Les hommes, eux, surtout au niveau des patrons, ne te font pas d’avancement parce que tu ne fittes pas dans le décor. Tu n’es pas assez femme pour bien paraître à travers leur meeting et leur jeu de golf, tout ça.

Diane (45 ans, commis de bureau en usine) rapporte avoir perdu une promotion au profit d’une femme plus conforme aux attentes de ses patrons:

Dans ce cas-là précisément, je me dis, l’autre a des yeux bleus et des boudins blonds. […] J’ai vraiment eu le sentiment: «Regarde, tu n’es même pas baisable.» [rire] Je m’excuse… […] «Regarde, on ne pourra pas se faire un petit clin d’œil complice.» […] Je n’ai pas eu cet emploi-là où j’aurais été bien.

Parfois, les collègues hétérosexuelles n’hésitent pas à tirer avantage du fait que certaines participantes ne rivalisent pas avec elles sur le terrain de la féminité pour se valoriser auprès de leurs collègues masculins: «Elles vont se valoriser devant toi ou encore elles vont se pavaner devant un gars, surtout avec un patron. Elles vont accentuer leur féminité pour attirer le gars qui est à côté de toi pour que tu sentes la différence.» (Francine, 47 ans, gérante dans le secteur de l’alimentation)

Parfois, les relations de travail avec les autres femmes peuvent être influencées négativement, comme l’illustre l’expérience de Christine (34 ans, enseignante au secondaire) avec son ancienne supérieure hiérarchique:

C’était une femme qui était beaucoup, beaucoup dans les games de charme. Avec les hommes, elle était très charmeuse et avec les femmes, elle était très en compétition. Avec moi, je pense qu’elle était juste mal à l’aise […] Je pense que ça créait un malaise, ça.

L’intersection du sexisme et de l’hétérosexisme est manifeste dans les expériences relatées par plusieurs participantes, qui n’hésitent pas à affirmer que leur orientation sexuelle étant connue par les hommes de leur milieu de travail, ceux-ci ont de meilleures relations professionnelles avec les femmes hétérosexuelles. Selon les participantes, une partie de leurs collègues et de leurs supérieurs se sentent confortables de fonctionner sur le mode de la séduction avec les femmes hétérosexuelles, ce qui n’est pas le cas avec les lesbiennes. Pour reprendre les mots de Diane (45 ans, commis de bureau en usine): «Les inconvénients c’est que tu vas le payer des promotions possiblement. Comme je te disais tantôt, moi, j’ai l’impression que pour ça, mon chien est mort. Alors, que oui, si je m’étais mise cute là, ça aurait passé.»

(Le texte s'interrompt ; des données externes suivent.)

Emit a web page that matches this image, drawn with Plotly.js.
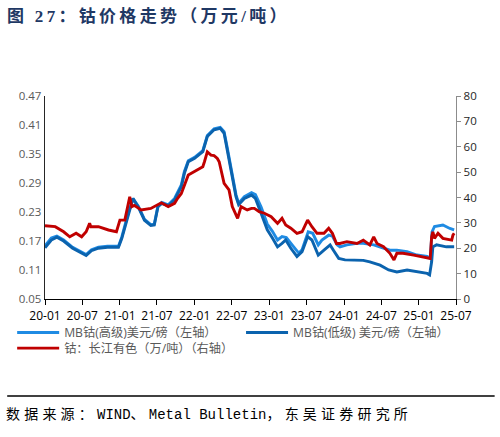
<!DOCTYPE html>
<html>
<head>
<meta charset="utf-8">
<script src="https://cdn.plot.ly/plotly-3.0.1.min.js"></script>
<style>
html,body{margin:0;padding:0;background:#fff;}
#chart{width:500px;height:437px;}
</style>
</head>
<body>
<div id="chart"></div>
<script>
// ---- data ----
var xTickVals = ["2020-01-01","2020-07-01","2021-01-01","2021-07-01","2022-01-01","2022-07-01","2023-01-01","2023-07-01","2024-01-01","2024-07-01","2025-01-01","2025-07-01"];
var xTickText = ["20-01","20-07","21-01","21-07","22-01","22-07","23-01","23-07","24-01","24-07","25-01","25-07"];

var highDates = ["2020-01-01","2020-02-01","2020-02-28","2020-04-01","2020-05-15","2020-07-01","2020-07-20","2020-08-15","2020-09-18","2020-11-01","2020-12-25","2021-01-10","2021-02-12","2021-03-06","2021-04-01","2021-05-01","2021-06-01","2021-06-18","2021-07-06","2021-07-25","2021-08-25","2021-09-25","2021-10-28","2021-11-12","2021-12-01","2022-01-01","2022-02-10","2022-03-04","2022-04-06","2022-05-06","2022-05-25","2022-06-10","2022-07-04","2022-07-22","2022-08-04","2022-09-01","2022-10-06","2022-10-25","2022-11-22","2022-12-22","2023-01-16","2023-02-10","2023-03-04","2023-03-25","2023-04-30","2023-05-25","2023-06-10","2023-07-10","2023-08-01","2023-08-28","2023-09-15","2023-10-18","2023-11-05","2023-11-28","2023-12-12","2024-01-15","2024-03-04","2024-04-04","2024-05-25","2024-07-12","2024-08-12","2024-09-15","2024-11-04","2024-12-22","2025-02-10","2025-02-25","2025-03-06","2025-03-18","2025-04-28","2025-06-01","2025-06-22"];
var highValues = [0.160,0.176,0.180,0.172,0.157,0.147,0.142,0.152,0.157,0.159,0.159,0.178,0.230,0.258,0.242,0.215,0.204,0.205,0.243,0.250,0.245,0.258,0.286,0.314,0.336,0.343,0.357,0.388,0.402,0.405,0.396,0.362,0.308,0.266,0.248,0.262,0.270,0.266,0.240,0.205,0.190,0.172,0.179,0.177,0.158,0.145,0.152,0.189,0.186,0.162,0.172,0.182,0.180,0.162,0.158,0.162,0.165,0.165,0.162,0.155,0.151,0.151,0.148,0.141,0.138,0.134,0.189,0.200,0.203,0.196,0.193];

var lowDates = ["2020-01-01","2020-02-01","2020-02-28","2020-04-01","2020-05-15","2020-07-01","2020-07-20","2020-08-15","2020-09-18","2020-11-01","2020-12-25","2021-01-10","2021-02-12","2021-03-06","2021-04-01","2021-05-01","2021-06-01","2021-06-18","2021-07-06","2021-07-25","2021-08-25","2021-09-25","2021-10-28","2021-11-12","2021-12-01","2022-01-01","2022-02-10","2022-03-04","2022-04-06","2022-05-06","2022-05-25","2022-06-10","2022-07-04","2022-07-22","2022-08-04","2022-09-01","2022-10-06","2022-10-25","2022-11-22","2022-12-22","2023-01-16","2023-02-10","2023-03-04","2023-03-22","2023-04-16","2023-05-16","2023-06-10","2023-07-07","2023-07-28","2023-08-28","2023-09-25","2023-10-25","2023-11-10","2023-12-06","2024-01-06","2024-03-04","2024-04-04","2024-05-06","2024-06-25","2024-08-06","2024-09-15","2024-11-04","2024-12-22","2025-02-10","2025-02-22","2025-03-04","2025-03-10","2025-03-28","2025-05-15","2025-06-22"];
var lowValues = [0.156,0.172,0.178,0.170,0.155,0.145,0.140,0.150,0.155,0.157,0.157,0.175,0.227,0.258,0.240,0.213,0.202,0.203,0.241,0.248,0.243,0.255,0.282,0.310,0.334,0.341,0.355,0.386,0.400,0.403,0.393,0.358,0.303,0.262,0.245,0.258,0.265,0.258,0.227,0.193,0.176,0.158,0.165,0.172,0.155,0.138,0.148,0.179,0.172,0.141,0.151,0.162,0.151,0.134,0.131,0.131,0.130,0.127,0.120,0.110,0.106,0.110,0.107,0.103,0.100,0.127,0.158,0.162,0.158,0.158];

var cnDates = ["2020-01-01","2020-02-20","2020-04-01","2020-05-01","2020-06-01","2020-06-28","2020-07-20","2020-08-06","2020-08-12","2020-09-18","2020-11-06","2020-12-15","2021-01-01","2021-01-25","2021-02-18","2021-02-28","2021-03-12","2021-04-15","2021-06-01","2021-07-06","2021-07-22","2021-08-25","2021-09-25","2021-10-10","2021-10-28","2021-12-01","2022-01-01","2022-01-15","2022-02-10","2022-02-18","2022-03-04","2022-03-22","2022-04-06","2022-04-22","2022-05-01","2022-05-25","2022-06-18","2022-07-04","2022-07-30","2022-08-16","2022-09-15","2022-10-06","2022-10-20","2022-11-12","2022-12-08","2023-01-10","2023-02-10","2023-03-04","2023-03-22","2023-04-16","2023-05-16","2023-06-10","2023-07-07","2023-07-28","2023-08-22","2023-09-25","2023-10-18","2023-11-05","2023-11-25","2023-12-12","2024-01-15","2024-03-04","2024-04-04","2024-05-06","2024-05-25","2024-06-10","2024-07-12","2024-08-12","2024-09-01","2024-09-15","2024-10-15","2024-12-06","2025-01-22","2025-02-25","2025-03-04","2025-03-10","2025-03-18","2025-04-04","2025-04-28","2025-06-10","2025-06-16","2025-06-22"];
var cnValues = [28.9,28.5,26.5,24.5,25.9,24.5,26.5,29.8,28.5,28.5,27.2,26.5,31.1,31.1,40.3,36.4,36.9,35.1,35.7,37.0,37.9,36.4,37.7,39.7,41.6,48.9,50.2,50.8,52.1,54.1,58.0,56.7,56.5,55.4,54.1,45.6,43.0,36.4,31.8,36.4,35.1,35.7,35.7,34.4,33.8,32.4,29.8,31.8,29.2,27.9,25.9,26.5,31.1,28.5,25.9,25.9,27.9,25.9,21.9,21.9,22.6,21.9,23.2,21.3,24.5,21.9,20.6,18.0,15.4,18.0,18.0,17.3,16.7,16.0,24.5,26.5,23.9,25.9,23.9,23.2,25.2,25.9];

var seriesNames = ["MB钴(高级)美元/磅（左轴）","MB钴(低级) 美元/磅（左轴）","钴：长江有色（万/吨）（右轴）"];
var titleText = "图 27：钴价格走势（万元/吨）";
var sourceText = "数据来源：WIND、Metal Bulletin，东吴证券研究所";

// ---- chart ----
var cjk = "'Open Sans', 'Noto Sans CJK SC', sans-serif";
var legFont = {family: cjk, size: 12.2, color: "#595959"};
var traces = [
  {x: highDates, y: highValues, name: seriesNames[0], type: "scatter", mode: "lines",
   line: {color: "#1F8BE3", width: 2.9}, yaxis: "y", legend: "legend"},
  {x: lowDates, y: lowValues, name: seriesNames[1], type: "scatter", mode: "lines",
   line: {color: "#0B63AE", width: 2.9}, yaxis: "y", legend: "legend2"},
  {x: cnDates, y: cnValues, name: seriesNames[2], type: "scatter", mode: "lines",
   line: {color: "#C00000", width: 2.9}, yaxis: "y2", legend: "legend3"}
];

function legendAt(px, py) {
  return {
    orientation: "v", x: (px - 43) / 413, xanchor: "left", y: (299 - py) / 203, yanchor: "top",
    font: legFont, bgcolor: "rgba(0,0,0,0)", borderwidth: 0, itemwidth: 42
  };
}

// wrap CJK runs so that they get the wider character pitch of the reference
function spaceCJK(s, px) {
  return s.replace(/([\u3000-\u303f\u4e00-\u9fff\uff00-\uffef]+)/g,
    '<span style="letter-spacing:' + px + 'px">$1</span>');
}

var layout = {
  width: 500, height: 437,
  margin: {l: 43, r: 44, t: 96, b: 138, pad: 0},
  paper_bgcolor: "#fff", plot_bgcolor: "#fff",
  showlegend: true,
  title: {
    text: '<b><span style="letter-spacing:3.3px">' + titleText + '</span></b>',
    font: {family: "'Liberation Serif', 'Noto Sans CJK SC', serif", size: 17, color: "#1F3864"},
    xref: "container", yref: "container", x: 0.014, xanchor: "left", y: 0.963, yanchor: "middle"
  },
  xaxis: {
    type: "date", range: ["2020-01-01", "2025-07-01"],
    tickmode: "array", tickvals: xTickVals, ticktext: xTickText,
    ticks: "outside", ticklen: 5, tickcolor: "#000", tickwidth: 1,
    showline: true, linecolor: "#000", linewidth: 1.3,
    showgrid: false, zeroline: false,
    tickfont: {family: cjk, size: 12, color: "#000"}
  },
  yaxis: {
    range: [0.05, 0.47], tick0: 0.05, dtick: 0.06, tickformat: ".2f",
    ticks: "", showline: true, linecolor: "#262626", linewidth: 1.3,
    showgrid: false, zeroline: false,
    tickfont: {family: cjk, size: 11.5, color: "#595959"}
  },
  yaxis2: {
    range: [0, 80], dtick: 10, overlaying: "y", side: "right",
    ticks: "outside", ticklen: 4, tickcolor: "#8C8C8C",
    showline: true, linecolor: "#8C8C8C", linewidth: 1.3,
    showgrid: false, zeroline: false,
    tickfont: {family: cjk, size: 11.5, color: "#262626"}
  },
  legend: legendAt(10, 318),
  legend2: legendAt(240, 318),
  legend3: legendAt(10, 333.6),
  shapes: [
    {type: "line", xref: "paper", yref: "paper", x0: -0.092, x1: 1.094, y0: -0.478, y1: -0.478,
     line: {color: "#000", width: 1.5}}
  ],
  annotations: [
    {text: spaceCJK(sourceText, 4.2), xref: "paper", yref: "paper", x: -0.099, xanchor: "left",
     y: -0.57, yanchor: "middle", showarrow: false,
     font: {family: "'Liberation Mono', 'Noto Sans CJK SC', monospace", size: 14, color: "#000"}}
  ]
};

Plotly.newPlot("chart", traces, layout, {displayModeBar: false, staticPlot: true});
</script>
</body>
</html>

La séduction qui structure les rapports entre hommes et femmes place donc les lesbiennes dans une position telle qu’elles sont parfois la cible de comportements et de propos violents de la part de certains de leurs collègues, comme en témoigne Marie-Claire (41 ans, ouvrière en menuiserie): «Avec les autres filles, si tu le voyais, il rampe à terre. C’est le genre de gars bien fin, bien gentil. Il ne les fait pas forcer et rien. Moi, c’était tout le contraire. […] Il a eu même des comportements agressifs avec moi.» Les diverses formes de discrimination reliées à la sexualisation des femmes sont donc fréquentes pour nombre de participantes à notre enquête. Qu’elles présentent un caractère anodin, voire banal ou aggravé, par exemple dans le cas du harcèlement sexuel, ces discriminations ont pour effet de créer un environnement de travail au sein duquel les participantes sont ramenées à leur statut de femmes, i.e. inférieures, par les hommes.

Il ressort des entretiens que les lesbiennes font l’objet de préjugés spécifiques qui reposent pour la plupart sur l’idée d’une incomplétude intrinsèque de la sexualité entre deux femmes, puisqu’il y manque une présence masculine. Une telle affirmation peut être formulée directement.

Le plus souvent, elle transparaît dans les croyances voulant que les femmes deviennent lesbiennes par dépit soit à cause d’expériences sexuelles insatisfaisantes avec des hommes, soit parce qu’elles n’ont pas encore trouvé le «bon gars» ou encore parce que les hommes n’auraient pas voulu d’elles. Ce type d’explication enlève toute autodétermination aux femmes, dont la sexualité ne pourrait s’épanouir qu’avec un partenaire de sexe masculin.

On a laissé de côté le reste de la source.